[The task]: Nothing outside the range from the line with "Generate a component" to the line with "const ref = useRef<SVGSVGElement>(null);" belongs in the copy, and no pictures do either; repeat that range exactly.

═══ Data to process ═══

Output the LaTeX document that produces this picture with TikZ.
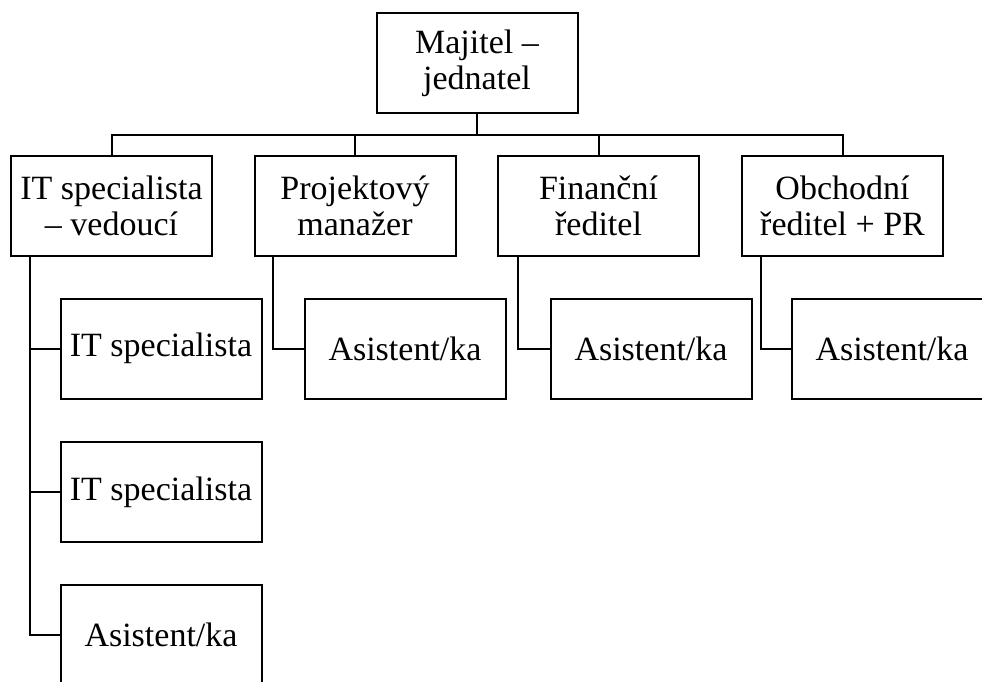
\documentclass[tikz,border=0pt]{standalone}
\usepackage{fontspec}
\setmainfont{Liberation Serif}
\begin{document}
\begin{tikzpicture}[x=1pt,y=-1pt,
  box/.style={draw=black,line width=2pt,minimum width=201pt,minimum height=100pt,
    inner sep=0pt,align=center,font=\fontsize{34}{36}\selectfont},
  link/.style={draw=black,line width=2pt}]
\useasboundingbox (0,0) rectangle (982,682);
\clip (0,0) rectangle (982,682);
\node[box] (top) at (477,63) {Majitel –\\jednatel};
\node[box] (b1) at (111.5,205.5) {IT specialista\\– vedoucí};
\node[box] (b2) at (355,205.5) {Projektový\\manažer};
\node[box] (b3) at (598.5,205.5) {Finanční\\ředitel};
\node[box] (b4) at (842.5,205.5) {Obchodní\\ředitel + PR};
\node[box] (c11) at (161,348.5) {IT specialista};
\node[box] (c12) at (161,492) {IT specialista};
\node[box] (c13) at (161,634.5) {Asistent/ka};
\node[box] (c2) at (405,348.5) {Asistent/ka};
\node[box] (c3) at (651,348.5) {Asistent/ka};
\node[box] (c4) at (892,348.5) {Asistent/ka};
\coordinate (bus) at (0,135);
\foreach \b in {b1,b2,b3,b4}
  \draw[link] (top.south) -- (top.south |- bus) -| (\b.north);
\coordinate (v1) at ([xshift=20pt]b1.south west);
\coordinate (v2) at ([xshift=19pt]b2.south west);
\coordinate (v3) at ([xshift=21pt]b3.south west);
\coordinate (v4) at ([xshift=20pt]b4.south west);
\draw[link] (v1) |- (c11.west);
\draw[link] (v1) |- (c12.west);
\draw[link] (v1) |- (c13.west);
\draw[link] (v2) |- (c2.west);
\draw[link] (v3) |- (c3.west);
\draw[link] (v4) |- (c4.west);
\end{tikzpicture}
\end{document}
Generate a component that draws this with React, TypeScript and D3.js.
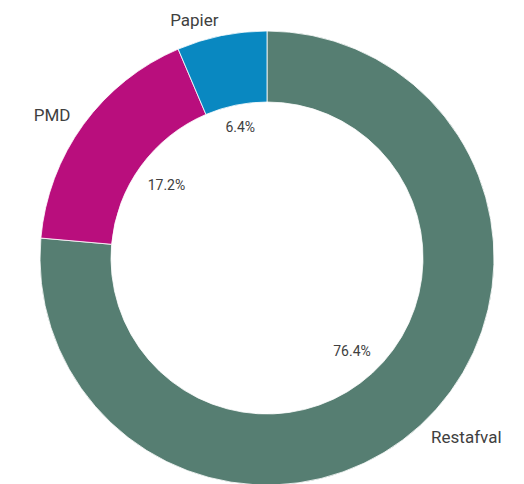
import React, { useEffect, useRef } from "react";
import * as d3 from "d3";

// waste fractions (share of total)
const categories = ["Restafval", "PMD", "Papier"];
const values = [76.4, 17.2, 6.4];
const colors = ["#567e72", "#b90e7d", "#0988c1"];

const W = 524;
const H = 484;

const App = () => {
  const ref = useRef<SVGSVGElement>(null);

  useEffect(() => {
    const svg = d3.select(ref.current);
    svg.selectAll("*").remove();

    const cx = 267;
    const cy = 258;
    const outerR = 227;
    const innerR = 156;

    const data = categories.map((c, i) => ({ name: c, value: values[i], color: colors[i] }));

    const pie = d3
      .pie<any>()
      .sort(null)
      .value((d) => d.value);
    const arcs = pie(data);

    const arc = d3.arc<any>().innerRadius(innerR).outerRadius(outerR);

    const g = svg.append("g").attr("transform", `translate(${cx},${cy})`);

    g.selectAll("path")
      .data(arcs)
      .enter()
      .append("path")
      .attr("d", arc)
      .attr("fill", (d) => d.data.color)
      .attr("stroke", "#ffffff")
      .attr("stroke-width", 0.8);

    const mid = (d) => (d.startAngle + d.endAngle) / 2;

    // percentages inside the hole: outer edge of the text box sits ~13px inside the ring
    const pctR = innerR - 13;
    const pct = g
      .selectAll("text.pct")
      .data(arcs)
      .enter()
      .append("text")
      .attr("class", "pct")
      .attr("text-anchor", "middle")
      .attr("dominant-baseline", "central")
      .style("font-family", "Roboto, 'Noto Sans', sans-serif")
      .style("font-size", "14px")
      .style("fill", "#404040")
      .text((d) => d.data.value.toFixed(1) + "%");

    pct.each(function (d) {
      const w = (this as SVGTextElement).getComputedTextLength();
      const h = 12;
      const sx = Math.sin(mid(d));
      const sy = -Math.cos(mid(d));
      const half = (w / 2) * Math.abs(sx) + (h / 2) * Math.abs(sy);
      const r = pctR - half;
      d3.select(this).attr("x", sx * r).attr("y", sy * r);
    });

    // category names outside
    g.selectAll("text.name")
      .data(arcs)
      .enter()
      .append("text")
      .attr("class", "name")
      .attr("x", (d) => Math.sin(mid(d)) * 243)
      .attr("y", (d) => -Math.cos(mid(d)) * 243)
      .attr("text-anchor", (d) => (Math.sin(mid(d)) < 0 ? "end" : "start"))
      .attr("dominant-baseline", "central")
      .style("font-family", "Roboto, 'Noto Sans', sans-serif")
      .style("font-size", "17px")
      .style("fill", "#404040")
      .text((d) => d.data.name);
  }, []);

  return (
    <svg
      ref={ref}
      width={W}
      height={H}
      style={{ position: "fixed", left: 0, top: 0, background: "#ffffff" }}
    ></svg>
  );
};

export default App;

═══
═══ Data to process ═══

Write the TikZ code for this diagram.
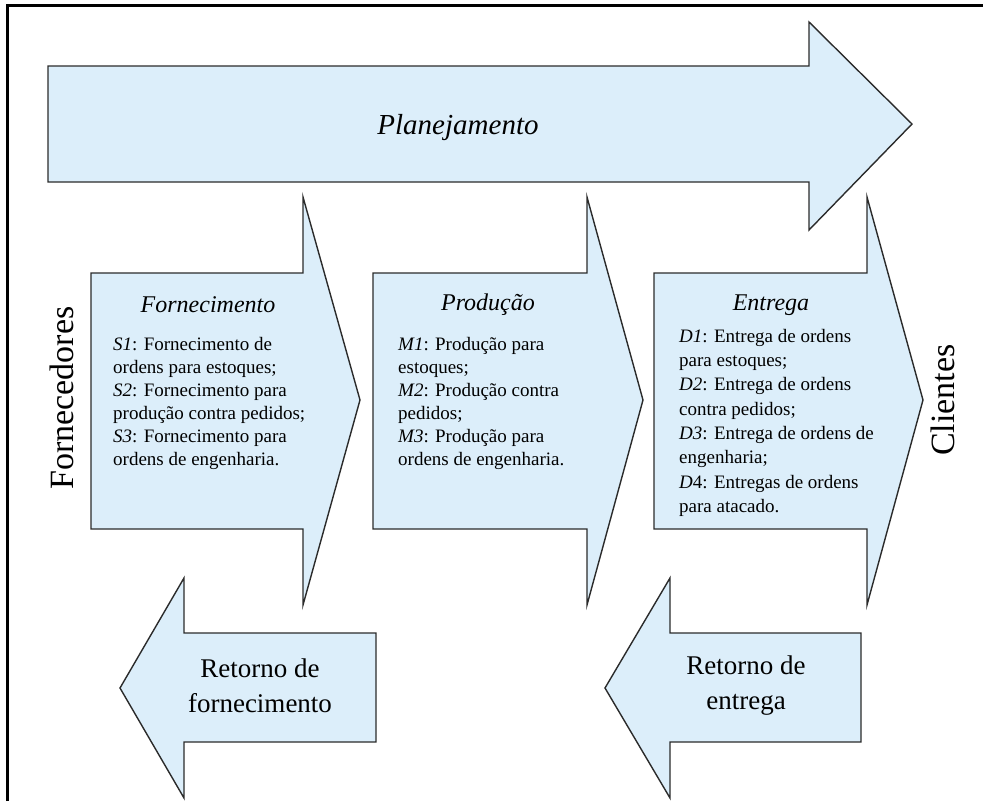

═══

[Solution for this exercise]:
Generate a component that draws this with React, TypeScript and D3.js.
import React, { useEffect, useRef } from "react";
import * as d3 from "d3";

// waste fractions (share of total)
const categories = ["Restafval", "PMD", "Papier"];
const values = [76.4, 17.2, 6.4];
const colors = ["#567e72", "#b90e7d", "#0988c1"];

const W = 524;
const H = 484;

const App = () => {
  const ref = useRef<SVGSVGElement>(null);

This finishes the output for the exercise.